Retype the stretch of lines that starts at the line containing "Write a Python" and ends at the line containing "import plotly.graph_objects as go", inclusive. Do not include pictures.

-- Listed entries --
------------------------------------------------------------

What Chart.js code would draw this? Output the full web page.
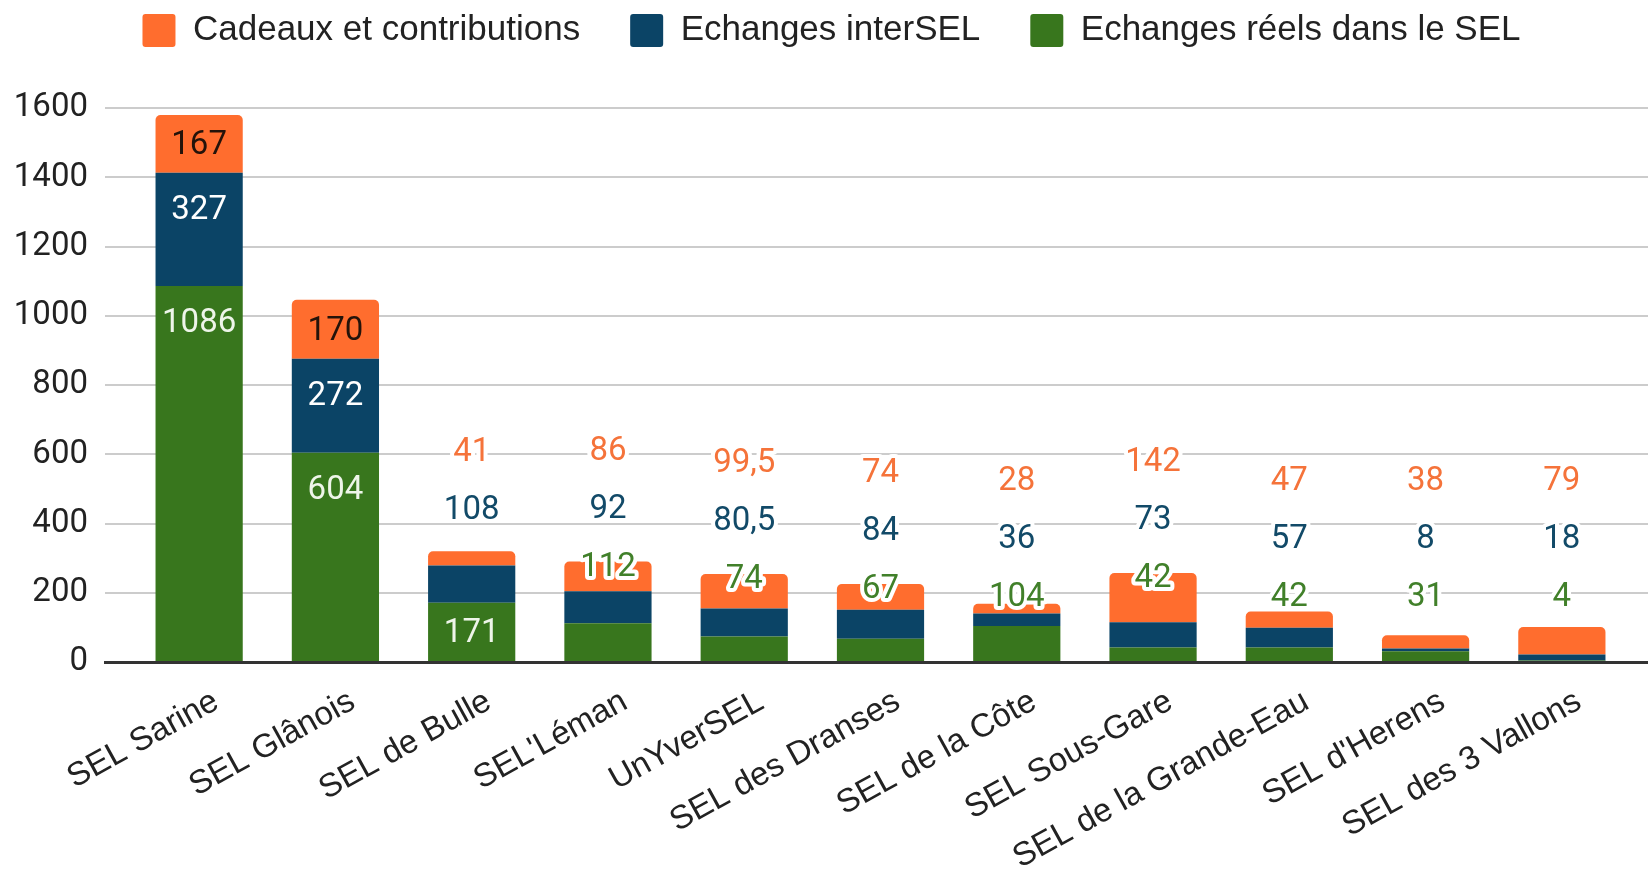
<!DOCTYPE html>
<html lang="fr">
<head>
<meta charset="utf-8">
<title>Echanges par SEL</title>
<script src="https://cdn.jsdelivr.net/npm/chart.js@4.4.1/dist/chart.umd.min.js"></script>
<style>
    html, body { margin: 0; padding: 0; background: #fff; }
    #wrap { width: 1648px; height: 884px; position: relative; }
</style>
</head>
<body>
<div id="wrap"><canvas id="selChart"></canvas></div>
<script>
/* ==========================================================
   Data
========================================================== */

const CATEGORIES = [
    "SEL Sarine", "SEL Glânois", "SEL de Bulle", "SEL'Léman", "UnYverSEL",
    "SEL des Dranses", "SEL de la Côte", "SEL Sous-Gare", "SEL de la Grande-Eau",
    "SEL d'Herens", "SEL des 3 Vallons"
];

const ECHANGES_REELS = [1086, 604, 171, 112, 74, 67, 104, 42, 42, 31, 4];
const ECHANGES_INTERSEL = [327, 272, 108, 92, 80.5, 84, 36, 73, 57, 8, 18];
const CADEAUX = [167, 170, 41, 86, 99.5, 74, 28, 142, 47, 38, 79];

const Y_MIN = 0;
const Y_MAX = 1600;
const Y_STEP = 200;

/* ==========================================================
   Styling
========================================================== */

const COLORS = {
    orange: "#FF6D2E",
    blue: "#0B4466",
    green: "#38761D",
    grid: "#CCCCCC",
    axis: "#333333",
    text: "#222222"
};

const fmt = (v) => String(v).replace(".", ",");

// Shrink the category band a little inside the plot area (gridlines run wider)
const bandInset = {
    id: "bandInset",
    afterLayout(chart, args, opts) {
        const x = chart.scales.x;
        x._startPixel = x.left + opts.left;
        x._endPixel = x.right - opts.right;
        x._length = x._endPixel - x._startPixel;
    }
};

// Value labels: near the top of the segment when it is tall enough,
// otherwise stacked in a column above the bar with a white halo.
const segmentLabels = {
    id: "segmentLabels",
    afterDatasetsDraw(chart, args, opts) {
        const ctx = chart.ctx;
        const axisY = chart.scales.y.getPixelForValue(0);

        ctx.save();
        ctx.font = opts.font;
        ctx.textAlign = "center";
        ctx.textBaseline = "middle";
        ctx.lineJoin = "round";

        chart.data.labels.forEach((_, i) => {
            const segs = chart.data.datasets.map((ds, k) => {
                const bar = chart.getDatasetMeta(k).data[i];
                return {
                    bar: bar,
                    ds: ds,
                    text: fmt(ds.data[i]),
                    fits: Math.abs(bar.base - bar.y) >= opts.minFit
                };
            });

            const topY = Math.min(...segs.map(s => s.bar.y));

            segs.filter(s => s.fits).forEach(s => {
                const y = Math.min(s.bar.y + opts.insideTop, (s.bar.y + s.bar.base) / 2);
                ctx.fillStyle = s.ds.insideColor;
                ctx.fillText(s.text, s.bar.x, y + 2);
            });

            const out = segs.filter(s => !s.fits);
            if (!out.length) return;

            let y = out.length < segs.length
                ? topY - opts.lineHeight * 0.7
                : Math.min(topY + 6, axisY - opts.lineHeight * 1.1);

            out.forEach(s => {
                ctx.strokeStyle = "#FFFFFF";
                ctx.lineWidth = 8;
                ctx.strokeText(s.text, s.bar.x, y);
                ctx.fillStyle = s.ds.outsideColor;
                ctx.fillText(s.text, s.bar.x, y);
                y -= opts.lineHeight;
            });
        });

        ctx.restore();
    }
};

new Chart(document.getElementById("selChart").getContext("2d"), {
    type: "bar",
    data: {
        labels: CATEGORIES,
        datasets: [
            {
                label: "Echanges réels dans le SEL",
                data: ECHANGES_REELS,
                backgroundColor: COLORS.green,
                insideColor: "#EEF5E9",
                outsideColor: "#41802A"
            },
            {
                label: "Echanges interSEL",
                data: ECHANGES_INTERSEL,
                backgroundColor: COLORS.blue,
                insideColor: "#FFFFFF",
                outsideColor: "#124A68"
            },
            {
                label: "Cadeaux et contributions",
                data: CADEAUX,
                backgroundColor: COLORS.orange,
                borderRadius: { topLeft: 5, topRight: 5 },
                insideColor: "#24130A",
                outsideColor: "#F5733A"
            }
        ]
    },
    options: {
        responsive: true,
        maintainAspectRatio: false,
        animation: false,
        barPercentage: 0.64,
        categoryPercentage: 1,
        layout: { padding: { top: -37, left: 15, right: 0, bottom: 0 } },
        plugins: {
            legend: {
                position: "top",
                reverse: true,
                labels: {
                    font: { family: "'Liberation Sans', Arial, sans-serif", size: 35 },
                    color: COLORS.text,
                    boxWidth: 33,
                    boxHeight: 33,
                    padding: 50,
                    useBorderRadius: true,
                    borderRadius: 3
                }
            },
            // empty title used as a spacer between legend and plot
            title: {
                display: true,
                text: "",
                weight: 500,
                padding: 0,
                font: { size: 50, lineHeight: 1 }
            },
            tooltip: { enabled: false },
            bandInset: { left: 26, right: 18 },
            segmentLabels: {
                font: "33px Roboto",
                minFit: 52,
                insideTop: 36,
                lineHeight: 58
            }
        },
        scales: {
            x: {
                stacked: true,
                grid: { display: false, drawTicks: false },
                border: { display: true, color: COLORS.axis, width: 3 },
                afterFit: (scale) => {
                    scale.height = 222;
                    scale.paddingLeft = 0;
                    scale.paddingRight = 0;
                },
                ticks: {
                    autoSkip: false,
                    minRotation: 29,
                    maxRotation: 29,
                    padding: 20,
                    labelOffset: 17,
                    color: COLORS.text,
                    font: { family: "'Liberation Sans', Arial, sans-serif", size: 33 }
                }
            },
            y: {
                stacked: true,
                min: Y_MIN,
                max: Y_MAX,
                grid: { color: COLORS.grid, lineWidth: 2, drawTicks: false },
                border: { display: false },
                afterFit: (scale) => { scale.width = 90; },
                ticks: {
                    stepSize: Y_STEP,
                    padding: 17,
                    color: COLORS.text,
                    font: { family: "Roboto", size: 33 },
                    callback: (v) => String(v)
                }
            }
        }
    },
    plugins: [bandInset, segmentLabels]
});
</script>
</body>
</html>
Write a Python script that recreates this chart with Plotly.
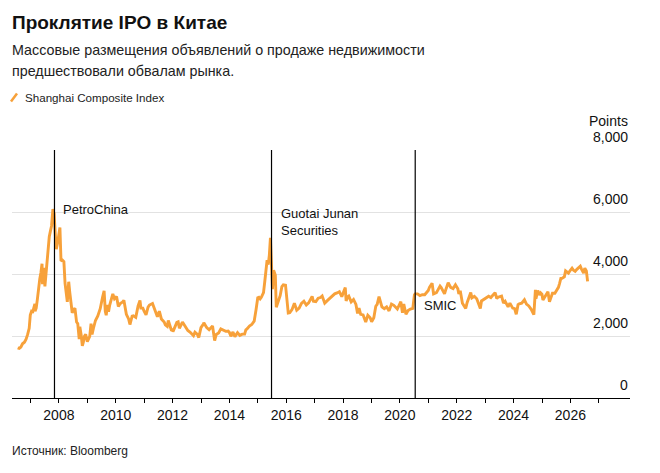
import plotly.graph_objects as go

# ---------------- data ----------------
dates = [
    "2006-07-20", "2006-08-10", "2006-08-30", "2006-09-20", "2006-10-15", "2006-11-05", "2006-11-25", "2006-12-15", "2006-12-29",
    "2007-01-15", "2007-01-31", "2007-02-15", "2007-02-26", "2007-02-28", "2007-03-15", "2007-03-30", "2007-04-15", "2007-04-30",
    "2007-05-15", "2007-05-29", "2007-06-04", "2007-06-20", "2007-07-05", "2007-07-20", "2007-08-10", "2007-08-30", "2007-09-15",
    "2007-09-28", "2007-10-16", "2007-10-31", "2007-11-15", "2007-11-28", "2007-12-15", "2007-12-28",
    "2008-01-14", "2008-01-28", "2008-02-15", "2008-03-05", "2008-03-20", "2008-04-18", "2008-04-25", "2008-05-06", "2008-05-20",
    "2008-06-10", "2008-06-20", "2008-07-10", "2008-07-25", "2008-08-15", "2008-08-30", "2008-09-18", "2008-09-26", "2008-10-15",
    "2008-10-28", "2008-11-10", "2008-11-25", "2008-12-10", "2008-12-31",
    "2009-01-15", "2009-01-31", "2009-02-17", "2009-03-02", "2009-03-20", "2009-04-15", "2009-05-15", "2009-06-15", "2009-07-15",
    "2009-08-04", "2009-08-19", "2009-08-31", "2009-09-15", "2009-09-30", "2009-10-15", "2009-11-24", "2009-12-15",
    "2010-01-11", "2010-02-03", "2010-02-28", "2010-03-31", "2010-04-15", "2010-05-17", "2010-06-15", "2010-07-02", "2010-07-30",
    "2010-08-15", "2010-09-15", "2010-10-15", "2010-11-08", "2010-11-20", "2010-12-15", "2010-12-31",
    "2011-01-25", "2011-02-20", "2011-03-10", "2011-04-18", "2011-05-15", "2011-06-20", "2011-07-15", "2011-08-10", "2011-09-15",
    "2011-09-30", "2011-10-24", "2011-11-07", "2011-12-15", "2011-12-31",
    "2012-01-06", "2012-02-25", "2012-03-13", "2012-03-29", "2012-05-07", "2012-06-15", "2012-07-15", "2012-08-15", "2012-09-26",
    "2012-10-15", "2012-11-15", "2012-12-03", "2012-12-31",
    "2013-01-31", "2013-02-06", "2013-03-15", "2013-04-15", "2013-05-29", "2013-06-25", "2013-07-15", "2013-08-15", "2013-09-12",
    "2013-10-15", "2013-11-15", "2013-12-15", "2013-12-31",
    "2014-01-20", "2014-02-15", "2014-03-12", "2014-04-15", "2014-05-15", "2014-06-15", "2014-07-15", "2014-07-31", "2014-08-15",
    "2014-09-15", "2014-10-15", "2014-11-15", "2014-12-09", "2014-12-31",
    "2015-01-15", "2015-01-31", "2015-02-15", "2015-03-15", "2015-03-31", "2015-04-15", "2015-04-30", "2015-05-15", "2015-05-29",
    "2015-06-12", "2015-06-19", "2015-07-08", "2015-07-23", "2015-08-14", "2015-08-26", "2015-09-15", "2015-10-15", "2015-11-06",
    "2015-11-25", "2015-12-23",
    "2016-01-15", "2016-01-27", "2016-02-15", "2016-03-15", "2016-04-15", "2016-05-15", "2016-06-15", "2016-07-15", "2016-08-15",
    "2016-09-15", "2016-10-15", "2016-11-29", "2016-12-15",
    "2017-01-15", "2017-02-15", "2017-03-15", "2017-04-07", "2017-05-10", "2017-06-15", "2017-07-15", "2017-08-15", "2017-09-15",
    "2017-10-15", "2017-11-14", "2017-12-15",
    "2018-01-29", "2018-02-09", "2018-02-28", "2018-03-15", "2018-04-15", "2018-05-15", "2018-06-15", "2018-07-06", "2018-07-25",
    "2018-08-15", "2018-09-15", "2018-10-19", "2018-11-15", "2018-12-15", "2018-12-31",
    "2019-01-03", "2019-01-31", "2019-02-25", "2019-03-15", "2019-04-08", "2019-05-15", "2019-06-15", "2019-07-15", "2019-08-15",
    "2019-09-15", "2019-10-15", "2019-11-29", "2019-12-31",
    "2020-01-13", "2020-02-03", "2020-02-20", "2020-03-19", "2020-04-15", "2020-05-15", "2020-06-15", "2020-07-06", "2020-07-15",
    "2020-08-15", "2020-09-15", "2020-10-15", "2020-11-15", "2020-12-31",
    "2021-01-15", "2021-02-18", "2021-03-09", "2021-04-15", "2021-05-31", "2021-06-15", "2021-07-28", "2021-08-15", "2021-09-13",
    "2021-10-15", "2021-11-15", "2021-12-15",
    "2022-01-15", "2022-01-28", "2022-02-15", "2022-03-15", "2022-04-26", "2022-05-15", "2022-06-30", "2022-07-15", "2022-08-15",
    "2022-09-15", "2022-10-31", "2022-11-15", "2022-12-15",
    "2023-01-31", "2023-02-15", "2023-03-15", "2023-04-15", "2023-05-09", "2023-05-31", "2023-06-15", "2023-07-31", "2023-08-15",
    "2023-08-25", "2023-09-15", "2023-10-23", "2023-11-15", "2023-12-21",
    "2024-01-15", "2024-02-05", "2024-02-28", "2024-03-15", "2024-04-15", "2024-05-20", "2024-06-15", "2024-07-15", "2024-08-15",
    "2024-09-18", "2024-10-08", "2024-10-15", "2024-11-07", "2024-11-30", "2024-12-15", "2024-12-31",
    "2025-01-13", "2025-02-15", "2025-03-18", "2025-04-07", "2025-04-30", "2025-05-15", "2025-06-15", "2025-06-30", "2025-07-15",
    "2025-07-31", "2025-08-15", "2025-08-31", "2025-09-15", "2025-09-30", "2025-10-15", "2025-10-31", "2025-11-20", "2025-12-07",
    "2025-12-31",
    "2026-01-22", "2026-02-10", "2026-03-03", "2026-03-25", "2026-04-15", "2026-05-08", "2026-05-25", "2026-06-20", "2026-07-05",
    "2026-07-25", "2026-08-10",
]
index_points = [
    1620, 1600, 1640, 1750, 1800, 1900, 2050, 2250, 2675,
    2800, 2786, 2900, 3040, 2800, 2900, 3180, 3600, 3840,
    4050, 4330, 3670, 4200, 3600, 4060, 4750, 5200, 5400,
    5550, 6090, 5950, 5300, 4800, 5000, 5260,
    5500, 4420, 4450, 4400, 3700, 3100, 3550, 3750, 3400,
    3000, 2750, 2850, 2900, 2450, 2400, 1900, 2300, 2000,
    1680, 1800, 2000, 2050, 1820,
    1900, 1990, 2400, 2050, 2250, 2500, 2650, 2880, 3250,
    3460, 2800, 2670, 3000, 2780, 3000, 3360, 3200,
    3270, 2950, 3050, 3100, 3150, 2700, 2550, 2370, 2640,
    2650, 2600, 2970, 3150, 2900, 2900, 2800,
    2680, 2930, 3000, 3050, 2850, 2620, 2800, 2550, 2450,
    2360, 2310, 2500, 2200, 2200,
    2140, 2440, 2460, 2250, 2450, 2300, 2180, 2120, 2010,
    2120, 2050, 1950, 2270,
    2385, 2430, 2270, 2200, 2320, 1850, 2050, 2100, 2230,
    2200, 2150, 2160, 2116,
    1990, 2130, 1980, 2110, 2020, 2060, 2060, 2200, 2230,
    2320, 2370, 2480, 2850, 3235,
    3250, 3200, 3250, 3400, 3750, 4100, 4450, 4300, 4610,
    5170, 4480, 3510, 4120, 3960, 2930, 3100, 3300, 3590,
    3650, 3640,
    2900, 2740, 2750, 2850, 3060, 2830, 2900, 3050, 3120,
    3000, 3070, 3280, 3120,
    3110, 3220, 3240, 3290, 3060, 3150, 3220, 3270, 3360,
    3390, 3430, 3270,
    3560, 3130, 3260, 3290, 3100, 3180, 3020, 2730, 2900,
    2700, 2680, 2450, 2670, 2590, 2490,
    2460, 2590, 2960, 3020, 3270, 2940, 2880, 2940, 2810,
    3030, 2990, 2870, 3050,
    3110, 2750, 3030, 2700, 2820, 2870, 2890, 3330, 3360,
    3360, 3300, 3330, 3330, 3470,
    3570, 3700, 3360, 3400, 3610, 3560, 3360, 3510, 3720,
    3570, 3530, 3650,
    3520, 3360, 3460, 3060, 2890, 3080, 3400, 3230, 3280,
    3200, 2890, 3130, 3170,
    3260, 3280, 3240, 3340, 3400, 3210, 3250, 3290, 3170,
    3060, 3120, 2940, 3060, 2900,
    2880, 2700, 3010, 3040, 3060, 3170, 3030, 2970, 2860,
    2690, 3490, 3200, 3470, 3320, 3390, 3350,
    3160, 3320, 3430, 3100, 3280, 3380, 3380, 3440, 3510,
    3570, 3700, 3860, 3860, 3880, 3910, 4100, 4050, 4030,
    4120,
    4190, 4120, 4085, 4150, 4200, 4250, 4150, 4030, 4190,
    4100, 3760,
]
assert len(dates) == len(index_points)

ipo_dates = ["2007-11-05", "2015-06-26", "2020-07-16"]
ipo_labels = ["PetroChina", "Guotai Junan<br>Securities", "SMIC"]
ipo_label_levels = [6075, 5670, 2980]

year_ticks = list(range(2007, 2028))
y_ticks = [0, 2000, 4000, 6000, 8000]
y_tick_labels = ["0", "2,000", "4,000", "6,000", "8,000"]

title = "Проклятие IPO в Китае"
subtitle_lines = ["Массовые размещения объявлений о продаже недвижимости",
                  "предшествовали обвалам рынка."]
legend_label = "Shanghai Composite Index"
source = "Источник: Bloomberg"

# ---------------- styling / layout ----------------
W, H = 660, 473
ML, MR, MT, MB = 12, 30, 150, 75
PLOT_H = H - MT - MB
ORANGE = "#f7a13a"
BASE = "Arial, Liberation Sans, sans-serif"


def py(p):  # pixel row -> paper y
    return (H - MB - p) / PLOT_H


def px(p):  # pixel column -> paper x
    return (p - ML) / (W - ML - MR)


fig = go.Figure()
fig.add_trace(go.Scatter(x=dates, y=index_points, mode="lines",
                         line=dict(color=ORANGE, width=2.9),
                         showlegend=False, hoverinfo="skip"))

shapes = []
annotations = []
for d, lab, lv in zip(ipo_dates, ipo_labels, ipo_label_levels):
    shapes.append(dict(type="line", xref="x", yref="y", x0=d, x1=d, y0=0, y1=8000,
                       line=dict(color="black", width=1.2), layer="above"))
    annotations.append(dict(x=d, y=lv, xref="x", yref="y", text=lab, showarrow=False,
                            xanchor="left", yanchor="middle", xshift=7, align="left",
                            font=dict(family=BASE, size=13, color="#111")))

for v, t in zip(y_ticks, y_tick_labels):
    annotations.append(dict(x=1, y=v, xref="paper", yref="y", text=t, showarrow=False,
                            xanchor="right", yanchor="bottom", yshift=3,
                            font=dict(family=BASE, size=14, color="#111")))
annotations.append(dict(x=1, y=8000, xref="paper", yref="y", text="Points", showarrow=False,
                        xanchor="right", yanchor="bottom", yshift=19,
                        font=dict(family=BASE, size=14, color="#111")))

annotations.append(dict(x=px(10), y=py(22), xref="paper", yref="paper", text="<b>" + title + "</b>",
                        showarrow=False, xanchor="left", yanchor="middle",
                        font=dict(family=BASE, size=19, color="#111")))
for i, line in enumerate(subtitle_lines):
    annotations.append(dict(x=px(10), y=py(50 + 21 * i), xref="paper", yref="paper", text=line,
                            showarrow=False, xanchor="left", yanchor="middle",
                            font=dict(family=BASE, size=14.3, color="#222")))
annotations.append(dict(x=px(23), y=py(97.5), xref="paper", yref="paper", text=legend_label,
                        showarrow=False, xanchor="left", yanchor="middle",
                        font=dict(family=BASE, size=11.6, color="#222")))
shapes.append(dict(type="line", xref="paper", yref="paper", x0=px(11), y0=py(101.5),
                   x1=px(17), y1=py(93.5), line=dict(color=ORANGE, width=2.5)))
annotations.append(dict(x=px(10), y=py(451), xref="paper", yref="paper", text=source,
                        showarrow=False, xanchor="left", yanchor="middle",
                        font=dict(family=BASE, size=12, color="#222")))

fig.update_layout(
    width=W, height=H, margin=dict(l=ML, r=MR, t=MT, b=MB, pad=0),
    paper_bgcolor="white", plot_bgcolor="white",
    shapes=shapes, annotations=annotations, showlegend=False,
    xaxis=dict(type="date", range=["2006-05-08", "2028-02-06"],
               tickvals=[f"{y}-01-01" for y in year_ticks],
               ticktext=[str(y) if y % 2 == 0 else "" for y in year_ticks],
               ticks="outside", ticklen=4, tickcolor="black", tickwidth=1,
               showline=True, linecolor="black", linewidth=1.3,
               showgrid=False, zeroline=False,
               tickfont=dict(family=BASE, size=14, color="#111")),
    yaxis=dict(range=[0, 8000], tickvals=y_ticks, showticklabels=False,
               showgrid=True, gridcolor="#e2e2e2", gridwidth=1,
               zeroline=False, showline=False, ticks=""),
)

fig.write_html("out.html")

------------------------------------------------------------

-- Answer --
Write a Python script that recreates this chart with Plotly.
import plotly.graph_objects as go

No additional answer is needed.